[START OF Data excerpt]

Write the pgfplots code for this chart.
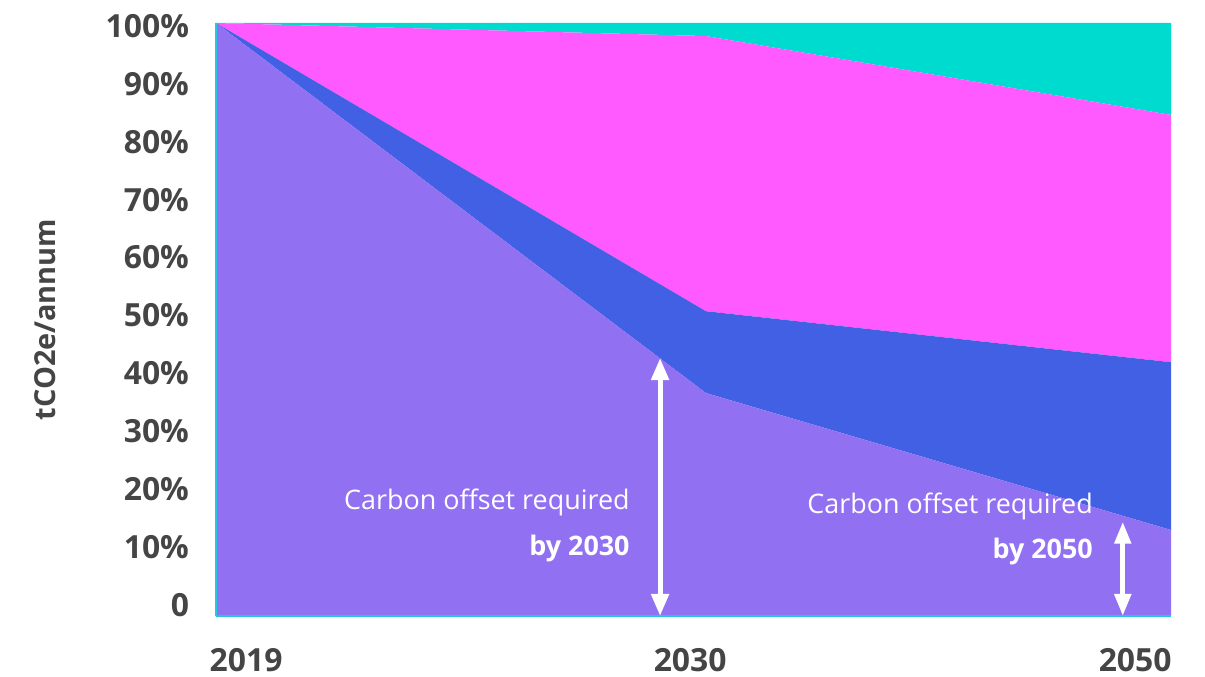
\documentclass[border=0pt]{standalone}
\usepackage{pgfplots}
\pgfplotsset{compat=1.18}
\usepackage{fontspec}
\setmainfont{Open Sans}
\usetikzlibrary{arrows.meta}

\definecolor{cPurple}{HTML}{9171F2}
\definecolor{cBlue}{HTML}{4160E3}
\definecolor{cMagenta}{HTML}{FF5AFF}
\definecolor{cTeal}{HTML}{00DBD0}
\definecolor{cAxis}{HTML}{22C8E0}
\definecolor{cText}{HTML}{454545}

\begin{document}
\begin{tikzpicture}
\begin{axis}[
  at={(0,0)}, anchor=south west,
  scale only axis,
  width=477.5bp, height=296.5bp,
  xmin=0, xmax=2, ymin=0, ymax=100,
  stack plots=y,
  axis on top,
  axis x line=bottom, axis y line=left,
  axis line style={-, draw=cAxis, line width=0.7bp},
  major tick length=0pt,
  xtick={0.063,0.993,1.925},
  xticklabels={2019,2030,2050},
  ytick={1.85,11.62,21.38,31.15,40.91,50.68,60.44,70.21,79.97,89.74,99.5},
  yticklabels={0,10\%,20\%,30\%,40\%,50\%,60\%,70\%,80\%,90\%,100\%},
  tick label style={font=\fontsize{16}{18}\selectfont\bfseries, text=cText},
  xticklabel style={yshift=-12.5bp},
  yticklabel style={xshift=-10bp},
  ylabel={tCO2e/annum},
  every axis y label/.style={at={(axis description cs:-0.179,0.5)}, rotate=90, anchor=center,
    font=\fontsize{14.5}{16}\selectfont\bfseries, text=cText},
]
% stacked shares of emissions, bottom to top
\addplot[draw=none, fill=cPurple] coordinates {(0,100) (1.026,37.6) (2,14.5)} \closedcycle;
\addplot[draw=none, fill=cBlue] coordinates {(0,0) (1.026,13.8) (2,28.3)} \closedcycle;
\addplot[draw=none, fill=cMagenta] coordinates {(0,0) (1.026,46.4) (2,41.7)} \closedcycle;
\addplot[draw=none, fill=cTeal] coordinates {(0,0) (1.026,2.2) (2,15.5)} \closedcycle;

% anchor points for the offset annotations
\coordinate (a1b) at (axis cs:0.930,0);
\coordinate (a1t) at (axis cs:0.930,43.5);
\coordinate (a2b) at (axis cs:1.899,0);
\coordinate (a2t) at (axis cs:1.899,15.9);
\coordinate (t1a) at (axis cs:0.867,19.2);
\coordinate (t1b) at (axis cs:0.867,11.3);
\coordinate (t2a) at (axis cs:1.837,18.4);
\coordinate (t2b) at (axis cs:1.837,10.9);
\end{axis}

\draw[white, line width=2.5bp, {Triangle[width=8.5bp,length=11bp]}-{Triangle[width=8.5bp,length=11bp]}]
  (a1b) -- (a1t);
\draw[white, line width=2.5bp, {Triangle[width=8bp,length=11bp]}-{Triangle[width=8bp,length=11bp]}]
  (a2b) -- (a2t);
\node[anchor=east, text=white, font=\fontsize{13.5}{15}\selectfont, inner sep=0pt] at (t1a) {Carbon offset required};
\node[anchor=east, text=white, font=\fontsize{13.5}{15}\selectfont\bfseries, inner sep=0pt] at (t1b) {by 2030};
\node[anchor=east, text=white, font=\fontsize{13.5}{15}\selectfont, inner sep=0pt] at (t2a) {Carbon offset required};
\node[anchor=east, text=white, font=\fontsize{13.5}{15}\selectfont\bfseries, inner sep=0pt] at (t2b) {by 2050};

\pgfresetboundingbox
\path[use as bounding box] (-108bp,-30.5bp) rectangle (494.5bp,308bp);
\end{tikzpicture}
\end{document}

[END OF Data excerpt]

> [Work to be completed]: Set down the material above as is, without any pictures.

> [Worked answer]:
Write the pgfplots code for this chart.
\documentclass[border=0pt]{standalone}
\usepackage{pgfplots}
\pgfplotsset{compat=1.18}
\usepackage{fontspec}
\setmainfont{Open Sans}
\usetikzlibrary{arrows.meta}

\definecolor{cPurple}{HTML}{9171F2}
\definecolor{cBlue}{HTML}{4160E3}
\definecolor{cMagenta}{HTML}{FF5AFF}
\definecolor{cTeal}{HTML}{00DBD0}
\definecolor{cAxis}{HTML}{22C8E0}
\definecolor{cText}{HTML}{454545}

\begin{document}
\begin{tikzpicture}
\begin{axis}[
  at={(0,0)}, anchor=south west,
  scale only axis,
  width=477.5bp, height=296.5bp,
  xmin=0, xmax=2, ymin=0, ymax=100,
  stack plots=y,
  axis on top,
  axis x line=bottom, axis y line=left,
  axis line style={-, draw=cAxis, line width=0.7bp},
  major tick length=0pt,
  xtick={0.063,0.993,1.925},
  xticklabels={2019,2030,2050},
  ytick={1.85,11.62,21.38,31.15,40.91,50.68,60.44,70.21,79.97,89.74,99.5},
  yticklabels={0,10\%,20\%,30\%,40\%,50\%,60\%,70\%,80\%,90\%,100\%},
  tick label style={font=\fontsize{16}{18}\selectfont\bfseries, text=cText},
  xticklabel style={yshift=-12.5bp},
  yticklabel style={xshift=-10bp},
  ylabel={tCO2e/annum},
  every axis y label/.style={at={(axis description cs:-0.179,0.5)}, rotate=90, anchor=center,
    font=\fontsize{14.5}{16}\selectfont\bfseries, text=cText},
]
% stacked shares of emissions, bottom to top
\addplot[draw=none, fill=cPurple] coordinates {(0,100) (1.026,37.6) (2,14.5)} \closedcycle;
\addplot[draw=none, fill=cBlue] coordinates {(0,0) (1.026,13.8) (2,28.3)} \closedcycle;
\addplot[draw=none, fill=cMagenta] coordinates {(0,0) (1.026,46.4) (2,41.7)} \closedcycle;
\addplot[draw=none, fill=cTeal] coordinates {(0,0) (1.026,2.2) (2,15.5)} \closedcycle;

% anchor points for the offset annotations
\coordinate (a1b) at (axis cs:0.930,0);
\coordinate (a1t) at (axis cs:0.930,43.5);
\coordinate (a2b) at (axis cs:1.899,0);
\coordinate (a2t) at (axis cs:1.899,15.9);
\coordinate (t1a) at (axis cs:0.867,19.2);
\coordinate (t1b) at (axis cs:0.867,11.3);
\coordinate (t2a) at (axis cs:1.837,18.4);
\coordinate (t2b) at (axis cs:1.837,10.9);
\end{axis}

\draw[white, line width=2.5bp, {Triangle[width=8.5bp,length=11bp]}-{Triangle[width=8.5bp,length=11bp]}]
  (a1b) -- (a1t);
\draw[white, line width=2.5bp, {Triangle[width=8bp,length=11bp]}-{Triangle[width=8bp,length=11bp]}]
  (a2b) -- (a2t);
\node[anchor=east, text=white, font=\fontsize{13.5}{15}\selectfont, inner sep=0pt] at (t1a) {Carbon offset required};
\node[anchor=east, text=white, font=\fontsize{13.5}{15}\selectfont\bfseries, inner sep=0pt] at (t1b) {by 2030};
\node[anchor=east, text=white, font=\fontsize{13.5}{15}\selectfont, inner sep=0pt] at (t2a) {Carbon offset required};
\node[anchor=east, text=white, font=\fontsize{13.5}{15}\selectfont\bfseries, inner sep=0pt] at (t2b) {by 2050};

\pgfresetboundingbox
\path[use as bounding box] (-108bp,-30.5bp) rectangle (494.5bp,308bp);
\end{tikzpicture}
\end{document}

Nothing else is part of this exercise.